--- Dataset extract ---

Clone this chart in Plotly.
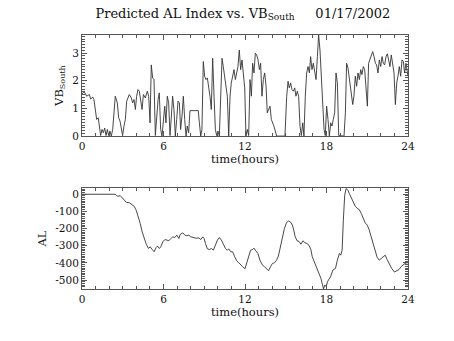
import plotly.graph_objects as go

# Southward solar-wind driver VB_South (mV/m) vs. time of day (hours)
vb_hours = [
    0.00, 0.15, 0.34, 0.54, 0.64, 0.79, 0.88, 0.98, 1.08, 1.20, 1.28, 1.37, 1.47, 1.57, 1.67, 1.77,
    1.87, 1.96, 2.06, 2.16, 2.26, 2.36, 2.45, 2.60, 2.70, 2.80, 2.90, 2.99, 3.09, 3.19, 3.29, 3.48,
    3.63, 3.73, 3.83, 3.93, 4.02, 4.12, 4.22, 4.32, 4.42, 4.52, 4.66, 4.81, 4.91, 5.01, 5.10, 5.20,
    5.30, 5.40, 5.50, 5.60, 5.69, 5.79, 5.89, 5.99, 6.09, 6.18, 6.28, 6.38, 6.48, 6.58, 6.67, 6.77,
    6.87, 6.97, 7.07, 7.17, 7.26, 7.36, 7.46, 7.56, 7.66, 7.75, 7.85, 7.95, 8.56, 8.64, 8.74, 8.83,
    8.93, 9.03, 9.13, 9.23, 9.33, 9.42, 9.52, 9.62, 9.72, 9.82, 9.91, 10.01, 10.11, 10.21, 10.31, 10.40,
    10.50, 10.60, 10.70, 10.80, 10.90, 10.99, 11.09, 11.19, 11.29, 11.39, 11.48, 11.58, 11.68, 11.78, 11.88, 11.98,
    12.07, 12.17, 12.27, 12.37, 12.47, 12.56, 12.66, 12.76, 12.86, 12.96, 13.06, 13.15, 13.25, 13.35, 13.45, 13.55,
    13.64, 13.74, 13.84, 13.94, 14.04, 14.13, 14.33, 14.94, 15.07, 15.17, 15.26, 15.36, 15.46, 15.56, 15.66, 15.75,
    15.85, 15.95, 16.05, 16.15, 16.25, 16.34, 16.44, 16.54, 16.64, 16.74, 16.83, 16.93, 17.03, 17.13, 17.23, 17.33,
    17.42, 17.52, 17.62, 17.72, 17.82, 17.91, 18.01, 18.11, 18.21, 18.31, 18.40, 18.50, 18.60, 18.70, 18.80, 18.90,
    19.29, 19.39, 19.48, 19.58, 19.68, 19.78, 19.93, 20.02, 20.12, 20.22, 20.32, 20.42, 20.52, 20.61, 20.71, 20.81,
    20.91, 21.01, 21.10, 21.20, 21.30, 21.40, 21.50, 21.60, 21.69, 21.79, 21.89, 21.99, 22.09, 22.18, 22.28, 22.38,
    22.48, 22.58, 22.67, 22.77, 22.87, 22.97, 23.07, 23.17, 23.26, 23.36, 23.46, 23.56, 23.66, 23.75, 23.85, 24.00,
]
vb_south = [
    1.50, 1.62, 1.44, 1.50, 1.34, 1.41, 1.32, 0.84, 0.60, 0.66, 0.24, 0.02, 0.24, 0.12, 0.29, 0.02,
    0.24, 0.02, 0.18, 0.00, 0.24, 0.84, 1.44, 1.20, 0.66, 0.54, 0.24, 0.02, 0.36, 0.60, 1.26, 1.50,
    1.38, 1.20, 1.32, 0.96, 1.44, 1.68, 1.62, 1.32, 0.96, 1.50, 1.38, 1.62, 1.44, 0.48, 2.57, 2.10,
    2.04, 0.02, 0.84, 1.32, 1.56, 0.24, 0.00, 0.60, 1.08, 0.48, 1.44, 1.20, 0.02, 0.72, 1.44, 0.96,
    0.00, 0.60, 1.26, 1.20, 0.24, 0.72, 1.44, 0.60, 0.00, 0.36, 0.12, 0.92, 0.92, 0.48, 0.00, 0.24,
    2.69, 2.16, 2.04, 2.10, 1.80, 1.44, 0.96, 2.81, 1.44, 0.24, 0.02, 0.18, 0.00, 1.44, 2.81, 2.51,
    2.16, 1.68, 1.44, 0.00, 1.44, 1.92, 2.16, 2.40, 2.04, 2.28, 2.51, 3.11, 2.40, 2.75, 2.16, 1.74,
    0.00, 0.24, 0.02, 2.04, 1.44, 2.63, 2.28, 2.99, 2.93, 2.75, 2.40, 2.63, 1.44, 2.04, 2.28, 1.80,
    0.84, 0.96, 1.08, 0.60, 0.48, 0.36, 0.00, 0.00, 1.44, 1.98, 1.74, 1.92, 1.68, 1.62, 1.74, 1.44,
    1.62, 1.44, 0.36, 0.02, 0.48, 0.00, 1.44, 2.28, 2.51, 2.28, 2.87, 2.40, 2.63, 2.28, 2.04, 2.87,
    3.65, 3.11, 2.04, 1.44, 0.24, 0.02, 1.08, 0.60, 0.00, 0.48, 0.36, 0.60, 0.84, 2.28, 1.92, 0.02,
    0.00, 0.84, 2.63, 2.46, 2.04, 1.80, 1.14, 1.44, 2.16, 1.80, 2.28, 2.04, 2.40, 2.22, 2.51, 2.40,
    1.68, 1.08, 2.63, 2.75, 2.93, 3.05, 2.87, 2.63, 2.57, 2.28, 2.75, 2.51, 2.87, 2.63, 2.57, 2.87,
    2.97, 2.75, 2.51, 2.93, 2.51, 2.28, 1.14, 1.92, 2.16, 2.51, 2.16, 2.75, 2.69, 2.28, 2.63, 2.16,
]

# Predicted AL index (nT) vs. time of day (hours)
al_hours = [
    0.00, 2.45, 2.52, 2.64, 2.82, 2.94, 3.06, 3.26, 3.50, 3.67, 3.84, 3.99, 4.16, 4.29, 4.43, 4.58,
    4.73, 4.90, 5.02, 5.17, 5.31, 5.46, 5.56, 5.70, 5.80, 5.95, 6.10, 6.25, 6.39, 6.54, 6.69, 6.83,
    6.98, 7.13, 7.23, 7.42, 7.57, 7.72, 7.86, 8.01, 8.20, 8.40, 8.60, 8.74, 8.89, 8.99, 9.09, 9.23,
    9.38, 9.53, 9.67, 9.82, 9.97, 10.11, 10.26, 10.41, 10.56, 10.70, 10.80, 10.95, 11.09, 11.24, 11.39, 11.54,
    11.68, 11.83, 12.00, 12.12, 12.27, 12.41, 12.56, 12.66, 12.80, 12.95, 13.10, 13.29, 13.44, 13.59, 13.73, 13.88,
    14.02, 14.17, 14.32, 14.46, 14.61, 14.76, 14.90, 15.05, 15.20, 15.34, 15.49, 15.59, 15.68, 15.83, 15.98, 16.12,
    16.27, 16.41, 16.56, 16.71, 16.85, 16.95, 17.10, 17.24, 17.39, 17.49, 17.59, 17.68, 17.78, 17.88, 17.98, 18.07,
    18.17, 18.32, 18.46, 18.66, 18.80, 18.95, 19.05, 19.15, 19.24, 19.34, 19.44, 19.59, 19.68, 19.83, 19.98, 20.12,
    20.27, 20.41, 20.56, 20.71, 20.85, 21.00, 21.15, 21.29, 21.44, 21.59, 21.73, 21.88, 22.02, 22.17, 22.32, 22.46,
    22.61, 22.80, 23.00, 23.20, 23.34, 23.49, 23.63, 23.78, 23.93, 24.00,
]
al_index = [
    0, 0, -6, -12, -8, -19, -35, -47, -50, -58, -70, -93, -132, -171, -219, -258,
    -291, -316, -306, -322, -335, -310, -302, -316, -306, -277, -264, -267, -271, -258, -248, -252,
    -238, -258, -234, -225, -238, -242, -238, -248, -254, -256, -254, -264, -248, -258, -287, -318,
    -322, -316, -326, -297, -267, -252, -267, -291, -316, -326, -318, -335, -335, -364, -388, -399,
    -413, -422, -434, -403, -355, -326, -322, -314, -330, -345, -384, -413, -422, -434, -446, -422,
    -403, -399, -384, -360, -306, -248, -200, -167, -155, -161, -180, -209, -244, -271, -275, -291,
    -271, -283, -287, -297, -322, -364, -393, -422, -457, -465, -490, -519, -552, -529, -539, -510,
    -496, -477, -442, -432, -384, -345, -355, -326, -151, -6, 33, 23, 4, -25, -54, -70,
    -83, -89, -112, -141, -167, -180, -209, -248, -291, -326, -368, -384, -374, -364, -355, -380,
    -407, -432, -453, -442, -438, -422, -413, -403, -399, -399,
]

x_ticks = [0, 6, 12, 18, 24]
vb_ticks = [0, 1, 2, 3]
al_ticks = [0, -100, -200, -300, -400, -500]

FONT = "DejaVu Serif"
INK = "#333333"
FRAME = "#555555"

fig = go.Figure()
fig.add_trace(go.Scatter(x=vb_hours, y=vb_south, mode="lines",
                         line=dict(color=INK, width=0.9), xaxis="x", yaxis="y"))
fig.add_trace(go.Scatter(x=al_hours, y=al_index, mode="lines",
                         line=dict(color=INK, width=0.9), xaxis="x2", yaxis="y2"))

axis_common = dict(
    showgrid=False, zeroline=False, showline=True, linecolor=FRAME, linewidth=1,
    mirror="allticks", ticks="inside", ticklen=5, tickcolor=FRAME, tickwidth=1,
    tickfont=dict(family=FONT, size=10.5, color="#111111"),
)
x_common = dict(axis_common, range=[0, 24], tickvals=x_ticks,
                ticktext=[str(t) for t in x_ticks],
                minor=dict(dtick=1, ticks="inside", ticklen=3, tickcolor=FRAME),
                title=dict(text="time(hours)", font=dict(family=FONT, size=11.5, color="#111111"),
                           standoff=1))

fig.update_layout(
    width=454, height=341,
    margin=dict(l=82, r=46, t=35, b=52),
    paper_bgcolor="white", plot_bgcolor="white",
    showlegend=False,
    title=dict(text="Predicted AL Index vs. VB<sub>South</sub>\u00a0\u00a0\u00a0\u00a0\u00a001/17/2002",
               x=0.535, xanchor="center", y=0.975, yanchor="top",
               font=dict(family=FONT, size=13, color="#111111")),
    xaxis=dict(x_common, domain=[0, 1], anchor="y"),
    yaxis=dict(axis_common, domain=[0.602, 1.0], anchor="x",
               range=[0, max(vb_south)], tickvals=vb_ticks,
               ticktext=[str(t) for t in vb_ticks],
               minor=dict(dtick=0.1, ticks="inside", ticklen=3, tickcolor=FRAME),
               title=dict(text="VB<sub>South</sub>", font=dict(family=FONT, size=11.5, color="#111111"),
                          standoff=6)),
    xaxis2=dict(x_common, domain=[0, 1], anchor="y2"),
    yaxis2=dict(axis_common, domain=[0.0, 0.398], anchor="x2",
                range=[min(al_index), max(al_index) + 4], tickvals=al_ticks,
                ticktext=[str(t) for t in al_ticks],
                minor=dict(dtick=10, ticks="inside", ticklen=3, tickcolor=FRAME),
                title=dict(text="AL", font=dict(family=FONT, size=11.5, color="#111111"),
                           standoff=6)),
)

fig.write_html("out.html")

---

- Set exercise
Reproduce only the lines from the beginning of the data through the line that contains "import plotly.graph_objects as go", both included, and please drop the pictures.

- Result
Clone this chart in Plotly.
import plotly.graph_objects as go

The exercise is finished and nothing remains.